Through a concerted effort--aligning with the evangelical right as well as the scientific analysis of apportionment--Republicans have mastered control for over ten years nationally and fifteen in Ohio. Not because they had the majority of American opinion on their side (as the last two Presidential elections have demonstrated) but because they were just better politicians. Now that the Democratic machine has figured that out they can no longer can be complacent about the mechanics of politics, let’s hope that they have as much focus on policy tactics as they do on fundraising.

But I suspect the mechanics of politics will not be the future playground. One positive thing I see happening from this past Republican control period; voters get charged up and interested when we send young men and woman off to war as well as when an expanding economy doesn’t put additional money into the hands of working people. Those issues tend to piss regular people off.

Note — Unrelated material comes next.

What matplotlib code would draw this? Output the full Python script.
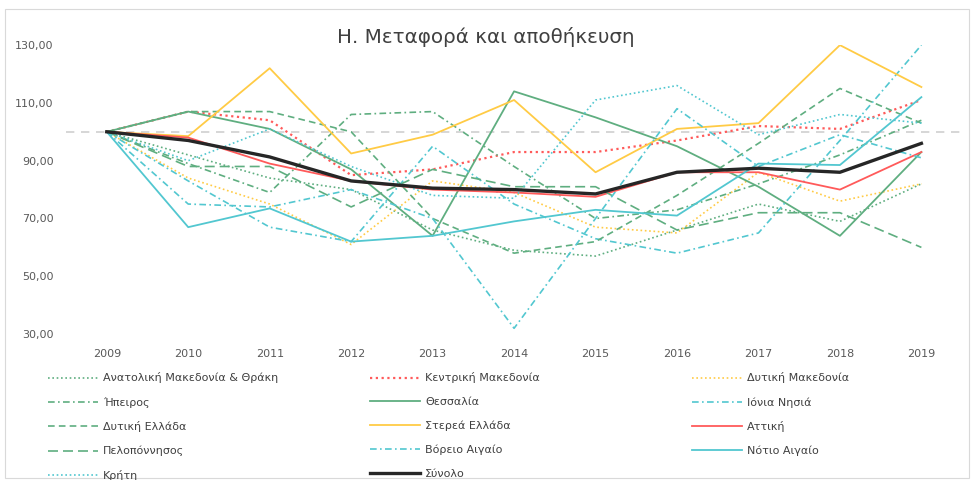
import matplotlib
matplotlib.use("Agg")
import matplotlib.pyplot as plt
from matplotlib.patches import Rectangle

years = ["2009", "2010", "2011", "2012", "2013", "2014", "2015", "2016", "2017", "2018", "2019"]

# index 2009 = 100
anat_makedonia_thraki = [100, 92, 84, 80, 66, 59, 57, 66, 75, 69, 82]
kentriki_makedonia = [100, 107, 104, 85, 87, 93, 93, 97, 102, 101, 111]
dytiki_makedonia = [100, 84, 75, 61, 83, 79, 67, 65, 86, 76, 82]
ipeiros = [100, 89, 79, 106, 107, 88, 70, 73, 82, 92, 104]
thessalia = [100, 107, 101, 87, 64, 114, 105, 95, 81, 64, 93]
ionia_nisia = [100, 83, 67, 62, 95, 75, 63, 58, 65, 97, 130]
dytiki_ellada = [100, 107, 107, 100, 70, 58, 62, 78, 96, 115, 103]
sterea_ellada = [100, 98.5, 122, 92.5, 99, 111, 86, 101, 103, 130, 115.5]
attiki = [100, 98, 89, 83, 80, 79, 77.5, 86, 86, 80, 93]
peloponnisos = [100, 88, 88, 74, 87, 81, 81, 66, 72, 72, 60]
voreio_aigaio = [100, 75, 74, 80, 70, 32, 70, 108, 88, 99, 91]
notio_aigaio = [100, 67, 73.5, 62, 64, 69, 73, 71, 89, 88.5, 112]
kriti = [100, 90, 101, 88, 78, 77, 111, 116, 99, 106, 103]
synolo = [100, 97, 91.3, 83, 80.5, 80, 78.5, 86, 87.4, 86, 96]

y_ticks = [30, 50, 70, 90, 110, 130]
y_tick_labels = ["30,00", "50,00", "70,00", "90,00", "110,00", "130,00"]

GREEN = "#5fae80"
CYAN = "#52c7d0"
YELLOW = "#ffcb45"
RED = "#ff5a5a"
BLACK = "#262626"

DOT = (0, (1, 1.6))
DASH = (0, (4, 2.5))
LDASH = (0, (6, 3))
DASHDOT = (0, (4, 2, 1, 2))

# (label, values, colour, linestyle, width)
series = [
    ("Ανατολική Μακεδονία & Θράκη", anat_makedonia_thraki, GREEN, DOT, 1.2),
    ("Κεντρική Μακεδονία", kentriki_makedonia, RED, DOT, 1.6),
    ("Δυτική Μακεδονία", dytiki_makedonia, YELLOW, DOT, 1.2),
    ("Ήπειρος", ipeiros, GREEN, DASHDOT, 1.2),
    ("Θεσσαλία", thessalia, GREEN, "-", 1.3),
    ("Ιόνια Νησιά", ionia_nisia, CYAN, DASHDOT, 1.2),
    ("Δυτική Ελλάδα", dytiki_ellada, GREEN, DASH, 1.2),
    ("Στερεά Ελλάδα", sterea_ellada, YELLOW, "-", 1.3),
    ("Αττική", attiki, RED, "-", 1.3),
    ("Πελοπόννησος", peloponnisos, GREEN, LDASH, 1.2),
    ("Βόρειο Αιγαίο", voreio_aigaio, CYAN, DASHDOT, 1.2),
    ("Νότιο Αιγαίο", notio_aigaio, CYAN, "-", 1.3),
    ("Κρήτη", kriti, CYAN, DOT, 1.2),
    ("Σύνολο", synolo, BLACK, "-", 2.4),
]

plt.rcParams['font.family'] = ['DejaVu Sans']

fig = plt.figure(figsize=(9.74, 4.8), dpi=100)
fig.patches.append(Rectangle((0.005, 0.004), 0.99, 0.978, transform=fig.transFigure,
                             fill=False, edgecolor="#d9d9d9", linewidth=0.8))
ax = fig.add_axes([0.0678, 0.304, 0.92, 0.602])

x = list(range(len(years)))
ax.axhline(100, color="#cfcfcf", linestyle=(0, (5, 4)), linewidth=1.2, zorder=1)

handles = []
for label, vals, col, ls, lw in series:
    line, = ax.plot(x, vals, color=col, linestyle=ls, linewidth=lw, label=label, zorder=2)
    handles.append(line)

ax.set_xlim(-0.5, len(years) - 0.5)
ax.set_ylim(30, 130)
ax.set_xticks(x)
ax.set_xticklabels(years)
ax.set_yticks(y_ticks)
ax.set_yticklabels(y_tick_labels)
ax.tick_params(length=0, labelsize=8, colors="#595959")
ax.tick_params(axis="x", pad=11)
ax.tick_params(axis="y", pad=9)
for s in ax.spines.values():
    s.set_visible(False)

fig.text(0.499, 0.923, "Η. Μεταφορά και αποθήκευση", ha="center", va="center",
         fontsize=14.3, color="#404040")

# Excel legend: 3 columns, filled row by row
col_x = [0.049, 0.380, 0.7105]
for c in range(3):
    hs = handles[c::3]
    fig.legend(handles=hs, labels=[h.get_label() for h in hs], loc="upper left",
               bbox_to_anchor=(col_x[c], 0.224), frameon=False, fontsize=8,
               handlelength=4.5, handletextpad=0.45, labelspacing=1.22,
               borderpad=0, borderaxespad=0, labelcolor="#404040")

fig.savefig("out.png", dpi=100)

Pissed off people creates a charged politic atmosphere.

Unfortunately, for the Dem's, they'll need to do something about this pissy feeling the voters have obtained. Passion alone won’t satisfy their hunger. It will take plans and action. If Barack's passion can get aligned with some bold and positive tactics, this country may never have to deal with the likes of a Rev. Ted Haggard or Dick Cheney again. The Republican's will certainly learn the new rules in short time. What will make the Rebublican's more difficult to deal with in the future will be the likes of Ted Flake from Arizona, a hard working, pragmatic and articulate politician. Someone who can speak as well as Obama, and lean to a new center.

In Ohio that means the Dem's need to fix school funding, enabling innovative industries without raising taxes, making higher education affordable and re-tooling our workforces. Nationally it means getting out of Iraq, lowering healthcare costs, resolving the debt crisis and fixing bad trade policies.

I like this Obama guy. He’s bringing a pragmatic and balanced intuition to the national discourse. I don’t know if it’s time for him to be President in 2008, but his time will be coming, that I do not doubt.

7 comments:

Jill said...

Nice to read your blogging entries again, Ron. I hope you continue them.

John Ettorre said...

Enjoyed this first-hand account, especially since it differs with my own extreme dubiousness about this sudden Obama Express. I think he needs to prove himself over the next decade at least before he's ready for the next step. But I also value your intuition about people, Ron.

Shan said...

BLOG MORE!!!!!

Anonymous said...

Time for another Copferism....

sdgr8 said...

hmm, 2 years later and how do we feel...??

Ron Copfer said...

I can only observe the world and reflect back that which experience has taught me to embrace.... intuition. I had it then and the circumstances of the universe allowed it to unfold. That said, fixing the course of the last eight years of devolved human actions is going to take the energies of much more than a single man... although it is a good start!

Anonymous said...

He is the US President elected in November 2008, 4th.